EXERCISE DESCRIPTION
Quote the listing below in full and exactly as written, but omit every picture.

** Start COLLECTED MATERIAL **

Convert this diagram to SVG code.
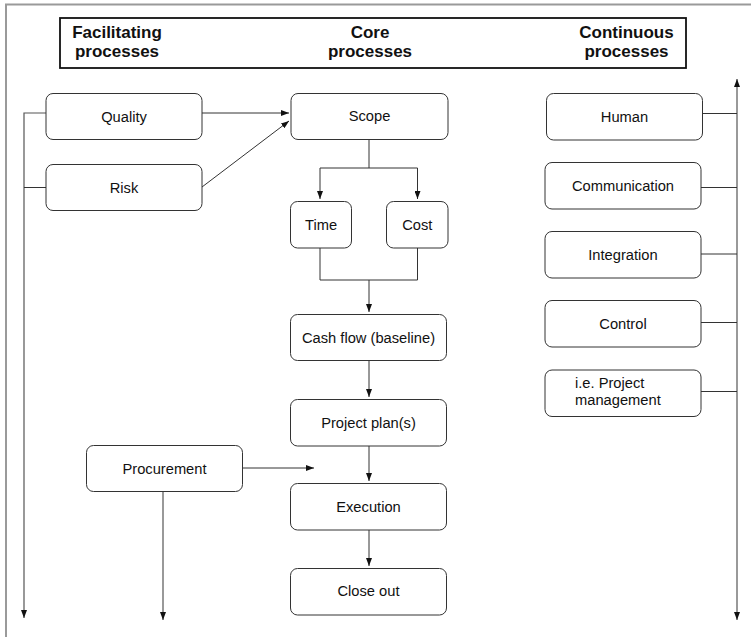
<svg xmlns="http://www.w3.org/2000/svg" width="751" height="637" viewBox="0 0 751 637">
<style>
.frame{fill:none;stroke:#9a9a9a;stroke-width:2}
.title-box{fill:#fff;stroke:#111;stroke-width:1.8}
.title{font-family:"Liberation Sans",Arial,sans-serif;font-weight:bold;font-size:17px;fill:#111;text-anchor:middle}
.box{fill:#fff;stroke:#333;stroke-width:1}
.lbl{font-family:"Liberation Sans",Arial,sans-serif;font-size:14.7px;fill:#111;text-anchor:middle}
.lbl-l{font-family:"Liberation Sans",Arial,sans-serif;font-size:14.7px;fill:#111}
.c{fill:none;stroke:#333;stroke-width:1}
.ca{fill:none;stroke:#333;stroke-width:1;marker-end:url(#ah)}
.side{fill:none;stroke:#555;stroke-width:1.2;marker-end:url(#ah)}
</style>
<defs>
<marker id="ah" viewBox="0 0 8 6" refX="8" refY="3" markerWidth="8" markerHeight="6" markerUnits="userSpaceOnUse" orient="auto">
<path d="M0,0 L8,3 L0,6 z" fill="#111"/>
</marker>
</defs>
<rect width="751" height="637" fill="#fff"/>
<path class="frame" d="M6,637 L6,4.5 L751,4.5"/>
<g id="header">
<rect class="title-box" x="60" y="18" width="626" height="50"/>
<text class="title" x="117" y="37.5">Facilitating</text>
<text class="title" x="117" y="56.5">processes</text>
<text class="title" x="370" y="37.5">Core</text>
<text class="title" x="370" y="56.5">processes</text>
<text class="title" x="626.5" y="37.5">Continuous</text>
<text class="title" x="626.5" y="56.5">processes</text>
</g>
<g id="connectors">
<path class="side" d="M46,113 L24,113 L24,618"/>
<path class="c" d="M24,187.5 L46,187.5"/>
<path class="ca" d="M202,113 L289,113"/>
<path class="ca" d="M202,187 L289,121"/>
<path class="c" d="M369,139 L369,168"/>
<path class="ca" d="M369,168 L320,168 L320,199"/>
<path class="ca" d="M369,168 L417.5,168 L417.5,199"/>
<path class="c" d="M320,248 L320,280 L417.5,280 L417.5,248"/>
<path class="ca" d="M369,280 L369,312"/>
<path class="ca" d="M369,361 L369,397"/>
<path class="ca" d="M369,446 L369,481"/>
<path class="ca" d="M369,530 L369,566"/>
<path class="ca" d="M242,468 L314,468"/>
<path class="side" d="M163,492 L163,620"/>
<path class="side" d="M737,350 L737,79"/>
<path class="side" d="M737,350 L737,620"/>
<path class="c" d="M702,113.5 L737,113.5"/>
<path class="c" d="M701,187.5 L737,187.5"/>
<path class="c" d="M701,254 L737,254"/>
<path class="c" d="M701,322.5 L737,322.5"/>
<path class="c" d="M701,391.5 L737,391.5"/>
</g>
<g id="quality"><rect class="box" x="46" y="93.5" width="156" height="46" rx="7"/><text class="lbl" x="124" y="121.5">Quality</text></g>
<g id="risk"><rect class="box" x="46" y="164.5" width="156" height="46" rx="7"/><text class="lbl" x="124" y="192.5">Risk</text></g>
<g id="procurement"><rect class="box" x="86.5" y="445.5" width="156" height="46" rx="7"/><text class="lbl" x="164.5" y="473.5">Procurement</text></g>
<g id="scope"><rect class="box" x="291" y="93.5" width="157" height="46" rx="7"/><text class="lbl" x="369.5" y="121">Scope</text></g>
<g id="time"><rect class="box" x="290.5" y="201.5" width="61" height="46.5" rx="7"/><text class="lbl" x="321" y="229.5">Time</text></g>
<g id="cost"><rect class="box" x="386.5" y="201.5" width="61.5" height="46.5" rx="7"/><text class="lbl" x="417.3" y="229.5">Cost</text></g>
<g id="cashflow"><rect class="box" x="290.5" y="314.5" width="156" height="46" rx="7"/><text class="lbl" x="368.5" y="342.5">Cash flow (baseline)</text></g>
<g id="projectplan"><rect class="box" x="290.5" y="399.5" width="156" height="46.5" rx="7"/><text class="lbl" x="368.5" y="427.5">Project plan(s)</text></g>
<g id="execution"><rect class="box" x="290.5" y="483.5" width="156" height="46.5" rx="7"/><text class="lbl" x="368.5" y="511.5">Execution</text></g>
<g id="closeout"><rect class="box" x="290.5" y="568.5" width="156" height="46.5" rx="7"/><text class="lbl" x="368.5" y="596">Close out</text></g>
<g id="human"><rect class="box" x="546.5" y="93.5" width="156" height="46.5" rx="7"/><text class="lbl" x="624.5" y="121.5">Human</text></g>
<g id="communication"><rect class="box" x="545" y="162.5" width="156" height="46.5" rx="7"/><text class="lbl" x="623" y="190.5">Communication</text></g>
<g id="integration"><rect class="box" x="545" y="231.5" width="156" height="46.5" rx="7"/><text class="lbl" x="623" y="259.5">Integration</text></g>
<g id="control"><rect class="box" x="545" y="300.5" width="156" height="46.5" rx="7"/><text class="lbl" x="623" y="328.5">Control</text></g>
<g id="projectmanagement"><rect class="box" x="545" y="370" width="156" height="46.5" rx="7"/><text class="lbl-l" x="575" y="387.5">i.e. Project</text><text class="lbl-l" x="575" y="404.5">management</text></g>
</svg>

** End COLLECTED MATERIAL **

RESPONSE
Convert this diagram to SVG code.
<svg xmlns="http://www.w3.org/2000/svg" width="751" height="637" viewBox="0 0 751 637">
<style>
.frame{fill:none;stroke:#9a9a9a;stroke-width:2}
.title-box{fill:#fff;stroke:#111;stroke-width:1.8}
.title{font-family:"Liberation Sans",Arial,sans-serif;font-weight:bold;font-size:17px;fill:#111;text-anchor:middle}
.box{fill:#fff;stroke:#333;stroke-width:1}
.lbl{font-family:"Liberation Sans",Arial,sans-serif;font-size:14.7px;fill:#111;text-anchor:middle}
.lbl-l{font-family:"Liberation Sans",Arial,sans-serif;font-size:14.7px;fill:#111}
.c{fill:none;stroke:#333;stroke-width:1}
.ca{fill:none;stroke:#333;stroke-width:1;marker-end:url(#ah)}
.side{fill:none;stroke:#555;stroke-width:1.2;marker-end:url(#ah)}
</style>
<defs>
<marker id="ah" viewBox="0 0 8 6" refX="8" refY="3" markerWidth="8" markerHeight="6" markerUnits="userSpaceOnUse" orient="auto">
<path d="M0,0 L8,3 L0,6 z" fill="#111"/>
</marker>
</defs>
<rect width="751" height="637" fill="#fff"/>
<path class="frame" d="M6,637 L6,4.5 L751,4.5"/>
<g id="header">
<rect class="title-box" x="60" y="18" width="626" height="50"/>
<text class="title" x="117" y="37.5">Facilitating</text>
<text class="title" x="117" y="56.5">processes</text>
<text class="title" x="370" y="37.5">Core</text>
<text class="title" x="370" y="56.5">processes</text>
<text class="title" x="626.5" y="37.5">Continuous</text>
<text class="title" x="626.5" y="56.5">processes</text>
</g>
<g id="connectors">
<path class="side" d="M46,113 L24,113 L24,618"/>
<path class="c" d="M24,187.5 L46,187.5"/>
<path class="ca" d="M202,113 L289,113"/>
<path class="ca" d="M202,187 L289,121"/>
<path class="c" d="M369,139 L369,168"/>
<path class="ca" d="M369,168 L320,168 L320,199"/>
<path class="ca" d="M369,168 L417.5,168 L417.5,199"/>
<path class="c" d="M320,248 L320,280 L417.5,280 L417.5,248"/>
<path class="ca" d="M369,280 L369,312"/>
<path class="ca" d="M369,361 L369,397"/>
<path class="ca" d="M369,446 L369,481"/>
<path class="ca" d="M369,530 L369,566"/>
<path class="ca" d="M242,468 L314,468"/>
<path class="side" d="M163,492 L163,620"/>
<path class="side" d="M737,350 L737,79"/>
<path class="side" d="M737,350 L737,620"/>
<path class="c" d="M702,113.5 L737,113.5"/>
<path class="c" d="M701,187.5 L737,187.5"/>
<path class="c" d="M701,254 L737,254"/>
<path class="c" d="M701,322.5 L737,322.5"/>
<path class="c" d="M701,391.5 L737,391.5"/>
</g>
<g id="quality"><rect class="box" x="46" y="93.5" width="156" height="46" rx="7"/><text class="lbl" x="124" y="121.5">Quality</text></g>
<g id="risk"><rect class="box" x="46" y="164.5" width="156" height="46" rx="7"/><text class="lbl" x="124" y="192.5">Risk</text></g>
<g id="procurement"><rect class="box" x="86.5" y="445.5" width="156" height="46" rx="7"/><text class="lbl" x="164.5" y="473.5">Procurement</text></g>
<g id="scope"><rect class="box" x="291" y="93.5" width="157" height="46" rx="7"/><text class="lbl" x="369.5" y="121">Scope</text></g>
<g id="time"><rect class="box" x="290.5" y="201.5" width="61" height="46.5" rx="7"/><text class="lbl" x="321" y="229.5">Time</text></g>
<g id="cost"><rect class="box" x="386.5" y="201.5" width="61.5" height="46.5" rx="7"/><text class="lbl" x="417.3" y="229.5">Cost</text></g>
<g id="cashflow"><rect class="box" x="290.5" y="314.5" width="156" height="46" rx="7"/><text class="lbl" x="368.5" y="342.5">Cash flow (baseline)</text></g>
<g id="projectplan"><rect class="box" x="290.5" y="399.5" width="156" height="46.5" rx="7"/><text class="lbl" x="368.5" y="427.5">Project plan(s)</text></g>
<g id="execution"><rect class="box" x="290.5" y="483.5" width="156" height="46.5" rx="7"/><text class="lbl" x="368.5" y="511.5">Execution</text></g>
<g id="closeout"><rect class="box" x="290.5" y="568.5" width="156" height="46.5" rx="7"/><text class="lbl" x="368.5" y="596">Close out</text></g>
<g id="human"><rect class="box" x="546.5" y="93.5" width="156" height="46.5" rx="7"/><text class="lbl" x="624.5" y="121.5">Human</text></g>
<g id="communication"><rect class="box" x="545" y="162.5" width="156" height="46.5" rx="7"/><text class="lbl" x="623" y="190.5">Communication</text></g>
<g id="integration"><rect class="box" x="545" y="231.5" width="156" height="46.5" rx="7"/><text class="lbl" x="623" y="259.5">Integration</text></g>
<g id="control"><rect class="box" x="545" y="300.5" width="156" height="46.5" rx="7"/><text class="lbl" x="623" y="328.5">Control</text></g>
<g id="projectmanagement"><rect class="box" x="545" y="370" width="156" height="46.5" rx="7"/><text class="lbl-l" x="575" y="387.5">i.e. Project</text><text class="lbl-l" x="575" y="404.5">management</text></g>
</svg>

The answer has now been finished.